In some places, the women-in-science lobby is already showing the effectiveness of carefully coordinated campaigns; witness, for example, its impact during the recent World Conference on Science, in Budapest. In the United States, the Association for Women in Science (AWIS) has achieved the creation of a Congress-mandated Commission on Women and Minorities in Science and Technology; AWIS's eight-year campaign has produced a body that will seek to collect examples of effective strategies for recruiting, retaining and advancing women in science.

Last week's Declaration of Networks Active in Europe sets out ambitious recommendations, its pan-European agenda having its sights firmly set on the political process, arguing for the need for strategic action, lobbying and advocacy. Nevertheless, a notable absence at the commission's meeting was any emergence of a Europe-based leadership from among the networks. Catherine Jay Didion, the executive director of AWIS, keynote speaker at the meeting and one of those behind the US commission, exemplifies the type of figure that is urgently required at a European level.

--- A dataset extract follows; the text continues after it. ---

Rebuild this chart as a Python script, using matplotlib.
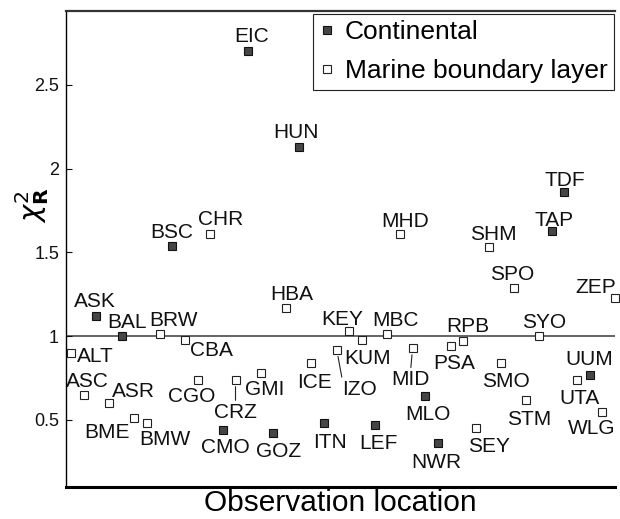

Such people are needed to win friends and backers within the science community and to lobby at a political level. A strong figurehead can also gain broader support from the public. The emergence of strong leaders within the women-in-science lobby in the United States and United Kingdom has led to enhanced political clout in those countries.

It is unclear how the issue of women in science will fare in the medium term inside the European Commission. The topic is currently one of considerable activity, following its jump-start last year by the then research commissioner, Edith Cresson. But little is known of the priorities of the proposed new commissioner, physicist Philippe Busquin (see page 203). Given the current momentum behind efforts by the commission on the issue of women in science, this would be an appropriate topic to be pursued by the European Parliament at its hearings on his candidacy later this year.

The recognition of the network of networks is an important step forward for both European science and women scientists. Science needs the best scientists, and that can only be attained by realizing the full potential of women. But although the commission's first priority might be to use the network to raise the numbers of women in expert advisory panels in the fifth Framework programme of research, it knows that only a small fraction of research spending comes through this route. If the commission is intent on encouraging women in science, it should also seek to stimulate new standards in the national programmes of EU member states.